Manitoba

Image - The Ukrainian Cultural and Educational Centre (Oseredok) in Winnipeg. Image - Oleksander Koshyts' choral music and choir directing courses, Winnipeg 1941. Image - The Wasyl Negrych Pioneer Homestead in Gilbert Plains, Manitoba. Image - The Ukrainian Catholic Church of the Immaculate Conception in Cook's Creek, Manitoba. Image - Canada's National Ukrainian Festival in Dauphin, Manitoba. Image - The Ukrainian Catholic Church of the Immaculate Conception in Cook's Creek, Manitoba. Image - A traditional wedding staged at Canada's National Ukrainian Festival in Dauphin, Manitoba. Image - Canada's National Ukrainian Festival in Dauphin, Manitoba.

Manitoba (Манітоба). A prairie province (2006 pop 1,133,510), situated near the geographical center of Canada, with an area of 649,947 sq km. In 2006, 167,175 people in the province claimed Ukrainian ancestry. Of these, 47,730 had a ‘single,’ Ukrainian-only origin, while 119,440 claimed a ‘multiple’ (Ukrainian and other) origin. They represented approximately 14 percent of the total Ukrainian-Canadian population. A total of 23,340 of them claimed Ukrainian as a mother tongue. The capital of and largest city in Manitoba is Winnipeg, which has by far the province’s largest Ukrainian population (110,335, of whom 30,090 are of single and 80,240 of multiple origin).

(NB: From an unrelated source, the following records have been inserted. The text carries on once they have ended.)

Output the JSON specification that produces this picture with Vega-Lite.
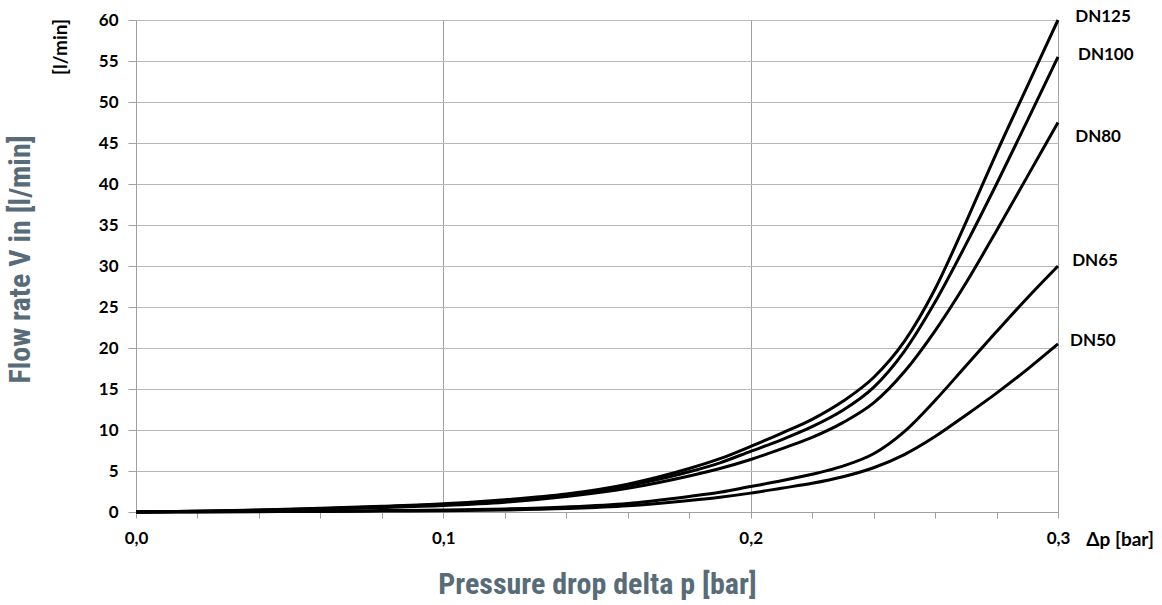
{
  "$schema": "https://vega.github.io/schema/vega-lite/v6.json",
  "autosize": "none",
  "width": 922,
  "height": 492,
  "padding": {"left": 136, "top": 20, "right": 104, "bottom": 93},
  "background": "white",
  "config": {"view": {"stroke": null}},
  "datasets": {
    "curves": [
      {"dn":"DN125","p":0,"q":0},{"dn":"DN125","p":0.02,"q":0.1},{"dn":"DN125","p":0.04,"q":0.25},{"dn":"DN125","p":0.06,"q":0.45},{"dn":"DN125","p":0.08,"q":0.7},{"dn":"DN125","p":0.1,"q":1.0},{"dn":"DN125","p":0.12,"q":1.5},{"dn":"DN125","p":0.14,"q":2.2},{"dn":"DN125","p":0.16,"q":3.4},{"dn":"DN125","p":0.18,"q":5.3},{"dn":"DN125","p":0.19,"q":6.5},{"dn":"DN125","p":0.2,"q":8.0},{"dn":"DN125","p":0.21,"q":9.6},{"dn":"DN125","p":0.22,"q":11.3},{"dn":"DN125","p":0.23,"q":13.5},{"dn":"DN125","p":0.24,"q":16.4},{"dn":"DN125","p":0.25,"q":20.8},{"dn":"DN125","p":0.26,"q":27.2},{"dn":"DN125","p":0.27,"q":35.3},{"dn":"DN125","p":0.28,"q":43.8},{"dn":"DN125","p":0.29,"q":51.9},{"dn":"DN125","p":0.3,"q":60.0},
      {"dn":"DN100","p":0,"q":0},{"dn":"DN100","p":0.02,"q":0.09},{"dn":"DN100","p":0.04,"q":0.22},{"dn":"DN100","p":0.06,"q":0.4},{"dn":"DN100","p":0.08,"q":0.63},{"dn":"DN100","p":0.1,"q":0.9},{"dn":"DN100","p":0.12,"q":1.3},{"dn":"DN100","p":0.14,"q":2.0},{"dn":"DN100","p":0.16,"q":3.2},{"dn":"DN100","p":0.18,"q":4.9},{"dn":"DN100","p":0.19,"q":6.0},{"dn":"DN100","p":0.2,"q":7.4},{"dn":"DN100","p":0.21,"q":8.8},{"dn":"DN100","p":0.22,"q":10.4},{"dn":"DN100","p":0.23,"q":12.4},{"dn":"DN100","p":0.24,"q":15.2},{"dn":"DN100","p":0.25,"q":19.6},{"dn":"DN100","p":0.26,"q":25.6},{"dn":"DN100","p":0.27,"q":32.6},{"dn":"DN100","p":0.28,"q":40.0},{"dn":"DN100","p":0.29,"q":47.7},{"dn":"DN100","p":0.3,"q":55.5},
      {"dn":"DN80","p":0,"q":0},{"dn":"DN80","p":0.02,"q":0.08},{"dn":"DN80","p":0.04,"q":0.2},{"dn":"DN80","p":0.06,"q":0.35},{"dn":"DN80","p":0.08,"q":0.55},{"dn":"DN80","p":0.1,"q":0.8},{"dn":"DN80","p":0.12,"q":1.2},{"dn":"DN80","p":0.14,"q":1.9},{"dn":"DN80","p":0.16,"q":2.9},{"dn":"DN80","p":0.18,"q":4.4},{"dn":"DN80","p":0.19,"q":5.3},{"dn":"DN80","p":0.2,"q":6.4},{"dn":"DN80","p":0.21,"q":7.7},{"dn":"DN80","p":0.22,"q":9.1},{"dn":"DN80","p":0.23,"q":10.9},{"dn":"DN80","p":0.24,"q":13.3},{"dn":"DN80","p":0.25,"q":17.1},{"dn":"DN80","p":0.26,"q":22.1},{"dn":"DN80","p":0.27,"q":27.9},{"dn":"DN80","p":0.28,"q":34.3},{"dn":"DN80","p":0.29,"q":40.9},{"dn":"DN80","p":0.3,"q":47.5},
      {"dn":"DN65","p":0,"q":0},{"dn":"DN65","p":0.02,"q":0.02},{"dn":"DN65","p":0.04,"q":0.06},{"dn":"DN65","p":0.06,"q":0.1},{"dn":"DN65","p":0.08,"q":0.17},{"dn":"DN65","p":0.1,"q":0.25},{"dn":"DN65","p":0.12,"q":0.38},{"dn":"DN65","p":0.14,"q":0.62},{"dn":"DN65","p":0.16,"q":1.05},{"dn":"DN65","p":0.18,"q":1.9},{"dn":"DN65","p":0.19,"q":2.4},{"dn":"DN65","p":0.2,"q":3.1},{"dn":"DN65","p":0.21,"q":3.8},{"dn":"DN65","p":0.22,"q":4.6},{"dn":"DN65","p":0.23,"q":5.6},{"dn":"DN65","p":0.24,"q":7.1},{"dn":"DN65","p":0.25,"q":9.8},{"dn":"DN65","p":0.26,"q":13.6},{"dn":"DN65","p":0.27,"q":17.8},{"dn":"DN65","p":0.28,"q":22.0},{"dn":"DN65","p":0.29,"q":26.1},{"dn":"DN65","p":0.3,"q":30.0},
      {"dn":"DN50","p":0,"q":0},{"dn":"DN50","p":0.02,"q":0.01},{"dn":"DN50","p":0.04,"q":0.04},{"dn":"DN50","p":0.06,"q":0.07},{"dn":"DN50","p":0.08,"q":0.11},{"dn":"DN50","p":0.1,"q":0.15},{"dn":"DN50","p":0.12,"q":0.24},{"dn":"DN50","p":0.14,"q":0.42},{"dn":"DN50","p":0.16,"q":0.75},{"dn":"DN50","p":0.18,"q":1.4},{"dn":"DN50","p":0.19,"q":1.8},{"dn":"DN50","p":0.2,"q":2.3},{"dn":"DN50","p":0.21,"q":2.9},{"dn":"DN50","p":0.22,"q":3.5},{"dn":"DN50","p":0.23,"q":4.3},{"dn":"DN50","p":0.24,"q":5.4},{"dn":"DN50","p":0.25,"q":7.0},{"dn":"DN50","p":0.26,"q":9.2},{"dn":"DN50","p":0.27,"q":11.8},{"dn":"DN50","p":0.28,"q":14.5},{"dn":"DN50","p":0.29,"q":17.4},{"dn":"DN50","p":0.3,"q":20.5}
    ],
    "labels": [
      {"dn":"DN125","lx":0.3056,"ly":60.4},
      {"dn":"DN100","lx":0.3065,"ly":55.7},
      {"dn":"DN80","lx":0.3056,"ly":45.7},
      {"dn":"DN65","lx":0.3046,"ly":30.6},
      {"dn":"DN50","lx":0.3039,"ly":20.9}
    ],
    "units": [
      {"t":"[l/min]","ux":-0.0244,"uy":56.7,"ang":270},
      {"t":"Δp [bar]","ux":0.3202,"uy":-3.41,"ang":0}
    ]
  },
  "layer": [
    {
      "data": {"name": "curves"},
      "mark": {"type": "line", "color": "black", "strokeWidth": 3, "interpolate": "monotone", "clip": false},
      "encoding": {
        "x": {
          "field": "p", "type": "quantitative",
          "scale": {"domain": [0, 0.3], "nice": false, "zero": true},
          "axis": {
            "values": [0,0.02,0.04,0.06,0.08,0.1,0.12,0.14,0.16,0.18,0.2,0.22,0.24,0.26,0.28,0.3],
            "labelExpr": "(round(datum.value*100) % 10 == 0) ? replace(format(datum.value, '.1f'), '.', ',') : ''",
            "grid": true,
            "gridColor": "#a0a0a0",
            "gridWidth": 1,
            "gridOpacity": {"condition": {"test": "round(datum.value*100) % 10 == 0", "value": 1}, "value": 0},
            "domainColor": "#a0a0a0",
            "tickColor": "#a0a0a0",
            "tickSize": 6,
            "labelFont": "Lato",
            "labelFontWeight": "bold",
            "labelFontSize": 17,
            "labelColor": "black",
            "labelPadding": 12,
            "labelFlush": false,
            "title": "Pressure drop delta p [bar]",
            "titleFont": "Roboto Condensed, DejaVu Sans Condensed, Liberation Sans Narrow, sans-serif",
            "titleFontSize": 30,
            "titleFontWeight": "bold",
            "titleColor": "#586b78",
            "titleBaseline": "alphabetic",
            "titleY": 81
          }
        },
        "y": {
          "field": "q", "type": "quantitative",
          "scale": {"domain": [0, 60], "nice": false},
          "axis": {
            "values": [0,2.5,5,7.5,10,12.5,15,17.5,20,22.5,25,27.5,30,32.5,35,37.5,40,42.5,45,47.5,50,52.5,55,57.5,60],
            "labelExpr": "(datum.value % 5 == 0) ? format(datum.value, 'd') : ''",
            "grid": true,
            "gridColor": "#b8b8b8",
            "gridWidth": 1,
            "domainColor": "#a0a0a0",
            "tickColor": "#a0a0a0",
            "tickOpacity": {"condition": {"test": "datum.value % 5 == 0", "value": 1}, "value": 0},
            "tickSize": 8,
            "labelFont": "Lato",
            "labelFontWeight": "bold",
            "labelFontSize": 17,
            "labelColor": "black",
            "labelPadding": 10,
            "labelFlush": false,
            "title": "Flow rate V in [l/min]",
            "titleFont": "Roboto Condensed, DejaVu Sans Condensed, Liberation Sans Narrow, sans-serif",
            "titleFontSize": 30,
            "titleFontWeight": "bold",
            "titleColor": "#586b78",
            "titleAngle": -90,
            "titleAlign": "center",
            "titleBaseline": "alphabetic",
            "titleX": -107,
            "titleY": 239
          }
        },
        "detail": {"field": "dn"}
      }
    },
    {
      "data": {"name": "labels"},
      "mark": {"type": "text", "align": "left", "baseline": "middle", "font": "Lato", "fontWeight": "bold", "fontSize": 17, "color": "black"},
      "encoding": {
        "x": {"field": "lx", "type": "quantitative"},
        "y": {"field": "ly", "type": "quantitative"},
        "text": {"field": "dn"}
      }
    },
    {
      "data": {"name": "units"},
      "mark": {"type": "text", "align": "center", "baseline": "middle", "font": "Lato", "fontWeight": "bold", "fontSize": 19, "color": "black"},
      "encoding": {
        "x": {"field": "ux", "type": "quantitative"},
        "y": {"field": "uy", "type": "quantitative"},
        "angle": {"field": "ang", "type": "quantitative", "scale": null},
        "text": {"field": "t"}
      }
    }
  ]
}
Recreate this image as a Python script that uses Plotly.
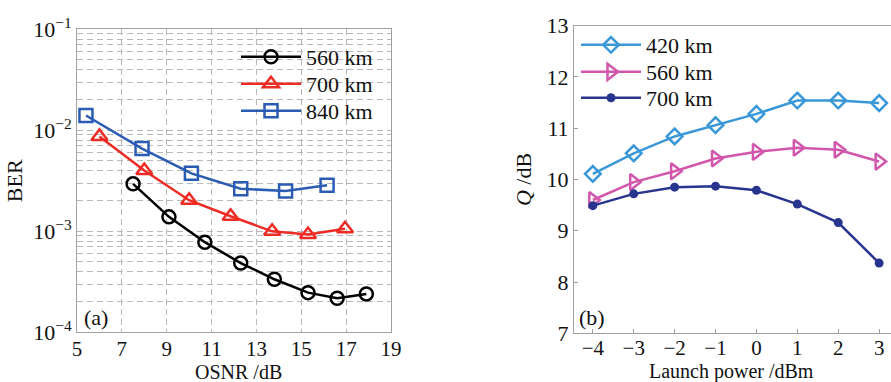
import plotly.graph_objects as go

# Panel (a): BER vs OSNR
osnr_560 = [7.5, 9.1, 10.7, 12.3, 13.8, 15.3, 16.6, 17.9]
ber_560 = [2.95e-3, 1.39e-3, 7.8e-4, 4.85e-4, 3.35e-4, 2.47e-4, 2.17e-4, 2.40e-4]
osnr_700 = [6.0, 8.0, 10.0, 11.85, 13.7, 15.3, 16.95]
ber_700 = [8.7e-3, 4.0e-3, 2.03e-3, 1.41e-3, 1.0e-3, 9.3e-4, 1.06e-3]
osnr_840 = [5.4, 7.9, 10.1, 12.3, 14.3, 16.15]
ber_840 = [1.40e-2, 6.6e-3, 3.75e-3, 2.64e-3, 2.51e-3, 2.85e-3]

# Panel (b): Q vs launch power
power = [-4, -3, -2, -1, 0, 1, 2, 3]
q_420 = [10.11, 10.51, 10.84, 11.06, 11.28, 11.54, 11.54, 11.49]
q_560 = [9.60, 9.95, 10.16, 10.41, 10.54, 10.62, 10.58, 10.35]
q_700 = [9.49, 9.72, 9.85, 9.87, 9.79, 9.52, 9.16, 8.37]

x_ticks_a = [5, 7, 9, 11, 13, 15, 17, 19]
y_ticks_a = [1e-4, 1e-3, 1e-2, 1e-1]
y_ticktext_a = ["10<sup>−4</sup>", "10<sup>−3</sup>", "10<sup>−2</sup>", "10<sup>−1</sup>"]
x_ticks_b = [-4, -3, -2, -1, 0, 1, 2, 3]
x_ticktext_b = ["−4", "−3", "−2", "−1", "0", "1", "2", "3"]
y_ticks_b = [7, 8, 9, 10, 11, 12, 13]

FONT = "Liberation Serif"
fig = go.Figure()

fig.add_trace(go.Scatter(x=osnr_560, y=ber_560, name="560 km", mode="lines+markers",
                         line=dict(color="#000000", width=2.5),
                         marker=dict(symbol="circle-open", size=13, line=dict(width=2.5, color="#000000")),
                         xaxis="x", yaxis="y", legend="legend"))
fig.add_trace(go.Scatter(x=osnr_700, y=ber_700, name="700 km", mode="lines+markers",
                         line=dict(color="#ee2b24", width=2.5),
                         marker=dict(symbol="triangle-up-open", size=14, line=dict(width=2.5, color="#ee2b24")),
                         xaxis="x", yaxis="y", legend="legend2"))
fig.add_trace(go.Scatter(x=osnr_840, y=ber_840, name="840 km", mode="lines+markers",
                         line=dict(color="#2a5cb4", width=2.5),
                         marker=dict(symbol="square-open", size=13, line=dict(width=2.5, color="#2a5cb4")),
                         xaxis="x", yaxis="y", legend="legend3"))

fig.add_trace(go.Scatter(x=power, y=q_420, name="420 km", mode="lines+markers",
                         line=dict(color="#3a98d8", width=2.5),
                         marker=dict(symbol="diamond-open", size=12, line=dict(width=2.5, color="#3a98d8")),
                         xaxis="x2", yaxis="y2", legend="legend4"))
fig.add_trace(go.Scatter(x=power, y=q_560, name="560 km", mode="lines+markers",
                         line=dict(color="#d257ac", width=2.5),
                         marker=dict(symbol="triangle-right-open", size=14, line=dict(width=2.5, color="#d257ac")),
                         xaxis="x2", yaxis="y2", legend="legend5"))
fig.add_trace(go.Scatter(x=power, y=q_700, name="700 km", mode="lines+markers",
                         line=dict(color="#28358f", width=2.5),
                         marker=dict(symbol="circle", size=9, color="#28358f"),
                         xaxis="x2", yaxis="y2", legend="legend6"))

grid_col = "#b8b8b8"
axis_col = "#a0a0a0"
DASH = "6px,4px"
tickfont = dict(family=FONT, size=22, color="#111")
xtickfont = dict(family=FONT, size=21, color="#111")
titlefont = dict(family=FONT, size=22, color="#111")
xtitlefont = dict(family=FONT, size=20, color="#111")


def leg(xpx, ypx):
    return dict(x=xpx/891, y=1-ypx/382, xanchor="left", yanchor="middle",
                bgcolor="rgba(255,255,255,0)", borderwidth=0,
                font=dict(family=FONT, size=22, color="#111"),
                itemwidth=60)


fig.update_layout(
    width=891, height=382,
    margin=dict(l=0, r=0, t=0, b=0, autoexpand=False),
    paper_bgcolor="white", plot_bgcolor="white",
    font=dict(family=FONT, size=20, color="#111"),
    xaxis=dict(domain=[77/891, 391/891], range=[5, 19], tickvals=x_ticks_a,
               showgrid=True, gridcolor=grid_col, griddash=DASH, gridwidth=1,
               showline=True, linecolor=axis_col, mirror=True, ticks="",
               zeroline=False, tickfont=xtickfont, ticklabelstandoff=-3, automargin=False,
               anchor="y"),
    yaxis=dict(domain=[1-332.3/382, 1-29.3/382], type="log", range=[-4, -1],
               tickvals=y_ticks_a, ticktext=y_ticktext_a,
               showgrid=True, gridcolor=grid_col, griddash=DASH, gridwidth=1,
               minor=dict(dtick="D1", showgrid=True, gridcolor=grid_col, griddash=DASH, ticks=""),
               showline=True, linecolor=axis_col, mirror=True, ticks="",
               zeroline=False, tickfont=tickfont, automargin=False,
               title=dict(text="BER", font=titlefont, standoff=4),
               anchor="x"),
    xaxis2=dict(domain=[574/891, 1.0], range=[-4.46, 3.29], tickvals=x_ticks_b, ticktext=x_ticktext_b,
                showgrid=False, showline=True, linecolor=axis_col, mirror=True,
                ticks="inside", ticklen=4, tickcolor=axis_col, zeroline=False, tickfont=xtickfont,
                ticklabelstandoff=-5, automargin=False,
                anchor="y2"),
    yaxis2=dict(domain=[1-333.3/382, 1-25.7/382], range=[7, 13], tickvals=y_ticks_b,
                showgrid=False, showline=True, linecolor=axis_col, mirror=False,
                ticks="inside", ticklen=4, tickcolor=axis_col, zeroline=False, tickfont=tickfont,
                automargin=False,
                title=dict(text="<i>Q</i> /dB", font=titlefont, standoff=8),
                anchor="x2"),
    legend=leg(236, 57),
    legend2=leg(236, 84),
    legend3=leg(236, 111),
    legend4=leg(576, 45),
    legend5=leg(576, 72),
    legend6=leg(576, 98),
    showlegend=True,
    shapes=[dict(type="rect", xref="paper", yref="paper", layer="between",
                 x0=240/891, x1=384/891, y0=1-124/382, y1=1-40/382,
                 fillcolor="white", line=dict(width=0))],
    annotations=[
        dict(text="OSNR /dB", x=238/891, y=-3/382, xref="paper", yref="paper",
             xanchor="center", yanchor="bottom", showarrow=False, font=xtitlefont),
        dict(text="Launch power /dBm", x=731/891, y=-3/382, xref="paper", yref="paper",
             xanchor="center", yanchor="bottom", showarrow=False, font=xtitlefont),
        dict(text="(a)", x=82/891, y=1-317/382, xref="paper", yref="paper",
             xanchor="left", yanchor="middle", showarrow=False,
             font=dict(family=FONT, size=22, color="#111")),
        dict(text="(b)", x=577/891, y=1-317/382, xref="paper", yref="paper",
             xanchor="left", yanchor="middle", showarrow=False,
             font=dict(family=FONT, size=22, color="#111")),
    ],
)

fig.write_html("out.html")
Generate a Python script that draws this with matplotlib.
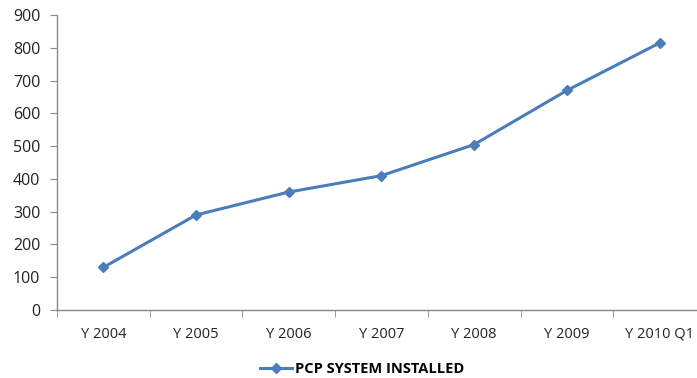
import matplotlib
matplotlib.use("Agg")
import matplotlib.pyplot as plt
import numpy as np

categories = ["Y 2004", "Y 2005", "Y 2006", "Y 2007", "Y 2008", "Y 2009", "Y 2010 Q1"]
pcp_installed = [130, 290, 360, 410, 505, 670, 815]
y_ticks = [0, 100, 200, 300, 400, 500, 600, 700, 800, 900]

plt.rcParams['font.family'] = ['Open Sans', 'DejaVu Sans']

fig = plt.figure(figsize=(6.97, 3.78), dpi=100)
ax = fig.add_axes([0.0818, 0.180, 0.931, 0.780])

x = np.arange(len(categories))
line_color = "#4a7ebb"
ax.plot(x, pcp_installed, color=line_color, linewidth=2.2, marker="D", markersize=5,
        label="PCP SYSTEM INSTALLED")

ax.set_xlim(-0.5, len(categories) - 0.5)
ax.set_ylim(0, 900)
ax.set_yticks(y_ticks)
ax.set_xticks(x)
ax.set_xticklabels(categories)
ax.set_xticks(np.arange(len(categories) + 1) - 0.5, minor=True)

for s in ["top", "right"]:
    ax.spines[s].set_visible(False)
for s in ["left", "bottom"]:
    ax.spines[s].set_color("#888888")
    ax.spines[s].set_linewidth(1.0)

ax.tick_params(axis="y", length=5, color="#888888", labelsize=11.5, labelcolor="#222222", pad=7)
ax.tick_params(axis="x", which="major", length=0, labelsize=10.5, labelcolor="#222222", pad=12)
ax.tick_params(axis="x", which="minor", length=5, color="#888888")

leg = fig.legend(loc="center", bbox_to_anchor=(0.52, 0.024), frameon=False,
                 prop={"weight": "bold", "size": 10.5}, handlelength=2.2, handletextpad=0.2)

fig.savefig("out.png", dpi=100)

Formed in 1870, the province experienced large-scale colonization after 1890 when thousands of agriculturalists settled its virgin lands. Between 1870 and 1901 the population grew from 20,000 to 255,000. The first Ukrainian rural settlements were established in 1896 by immigrants from Galicia and Bukovyna at Stuartburn, south of Winnipeg, and at Lake Dauphin (Terebowla), in the northwest. By 1914 a network of Ukrainian homesteads and rural trade centers or railway towns could be found stretching from the American border in the southeast (Senkiw, Zhoda, Sarto, Vita [formerly Shevchenko], Tolstoi, Caliento, Sirko, Rosa) to the peripheries of Winnipeg (Brooklands, Gonor), in the Interlake region (Komarno, Ethelbert, Zbaraz), and from Sandy Lake to Swan River (Halicz, Ukraina, Zoria) in the northwest. A substantial amount of the land settled by Ukrainians in Manitoba, particularly in the southeast and Interlake area was of substandard quality, and, consequently, economic progress was impeded over time.

Manitoba was easily the most significant Canadian province in terms of Ukrainian community life until after the Second World War. The province had the largest portion of the Ukrainian population in Canada—approximately 42 percent in the 1911 and 1921 censuses, 33 percent in 1931, and 30 percent in 1941—and Winnipeg, with a Ukrainian population several times greater than that of any other urban center in Canada, dominated the community’s press and organizational life.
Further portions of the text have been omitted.